# Data lines
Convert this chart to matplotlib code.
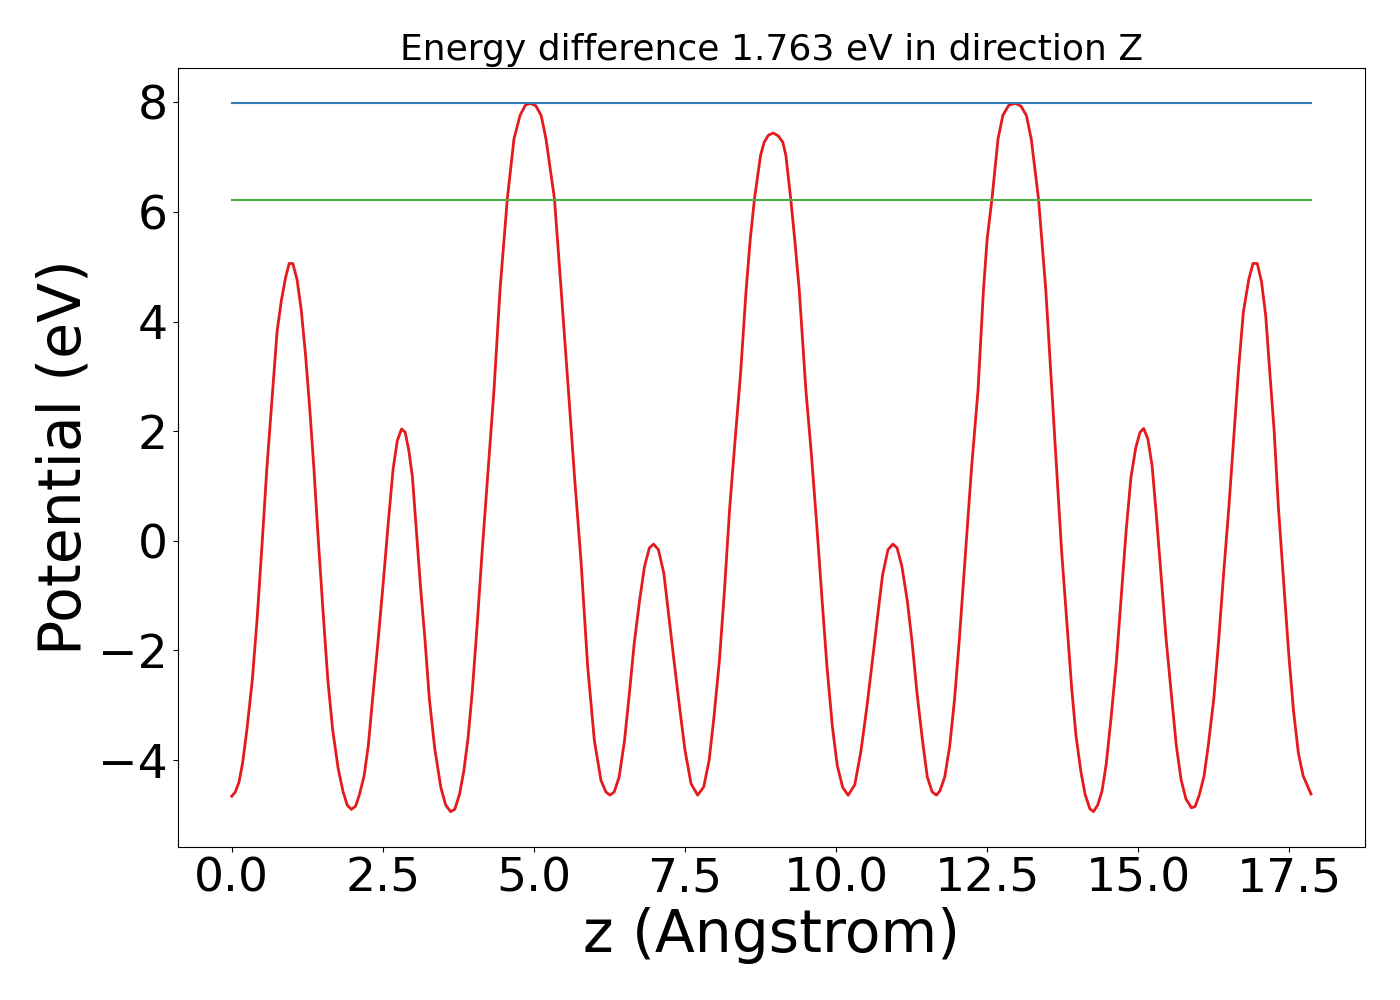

* * *

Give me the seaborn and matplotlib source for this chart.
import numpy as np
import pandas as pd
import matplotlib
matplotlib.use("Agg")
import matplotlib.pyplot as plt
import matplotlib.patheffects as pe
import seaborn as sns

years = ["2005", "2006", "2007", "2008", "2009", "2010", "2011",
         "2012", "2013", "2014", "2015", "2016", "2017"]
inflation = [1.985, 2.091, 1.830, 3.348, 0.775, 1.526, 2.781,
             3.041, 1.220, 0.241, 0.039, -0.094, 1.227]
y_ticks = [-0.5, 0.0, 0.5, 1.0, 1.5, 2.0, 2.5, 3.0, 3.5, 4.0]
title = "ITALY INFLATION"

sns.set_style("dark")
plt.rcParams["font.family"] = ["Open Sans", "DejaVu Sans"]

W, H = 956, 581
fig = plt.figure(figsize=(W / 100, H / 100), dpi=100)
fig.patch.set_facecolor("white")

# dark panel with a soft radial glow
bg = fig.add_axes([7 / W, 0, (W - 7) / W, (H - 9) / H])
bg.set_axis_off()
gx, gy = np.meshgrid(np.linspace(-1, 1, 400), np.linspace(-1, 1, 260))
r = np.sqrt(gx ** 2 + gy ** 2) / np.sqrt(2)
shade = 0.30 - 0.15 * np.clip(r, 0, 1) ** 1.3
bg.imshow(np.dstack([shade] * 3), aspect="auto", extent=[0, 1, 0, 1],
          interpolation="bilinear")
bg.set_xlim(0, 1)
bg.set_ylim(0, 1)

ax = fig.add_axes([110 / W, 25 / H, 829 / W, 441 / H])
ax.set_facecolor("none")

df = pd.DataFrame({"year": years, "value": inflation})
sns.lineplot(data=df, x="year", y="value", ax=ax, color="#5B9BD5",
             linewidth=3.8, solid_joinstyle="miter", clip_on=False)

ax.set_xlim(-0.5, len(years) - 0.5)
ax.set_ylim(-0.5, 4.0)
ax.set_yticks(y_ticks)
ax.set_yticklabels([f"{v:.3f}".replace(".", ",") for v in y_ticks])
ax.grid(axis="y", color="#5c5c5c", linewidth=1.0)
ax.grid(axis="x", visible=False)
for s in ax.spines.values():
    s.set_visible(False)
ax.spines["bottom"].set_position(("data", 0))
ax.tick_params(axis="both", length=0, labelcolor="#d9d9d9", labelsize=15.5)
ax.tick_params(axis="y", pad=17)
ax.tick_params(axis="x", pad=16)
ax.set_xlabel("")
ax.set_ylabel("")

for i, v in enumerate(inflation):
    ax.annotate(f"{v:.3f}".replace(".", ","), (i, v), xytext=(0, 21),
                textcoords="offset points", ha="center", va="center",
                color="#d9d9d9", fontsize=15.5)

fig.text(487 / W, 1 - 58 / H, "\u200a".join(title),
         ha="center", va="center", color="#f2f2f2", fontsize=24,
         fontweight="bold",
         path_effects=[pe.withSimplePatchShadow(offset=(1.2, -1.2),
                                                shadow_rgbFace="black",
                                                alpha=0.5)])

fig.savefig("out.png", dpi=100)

# What the task asks
Only lines with "seaborn" are wanted here; list each of them.

# Written answer
Give me the seaborn and matplotlib source for this chart.
import seaborn as sns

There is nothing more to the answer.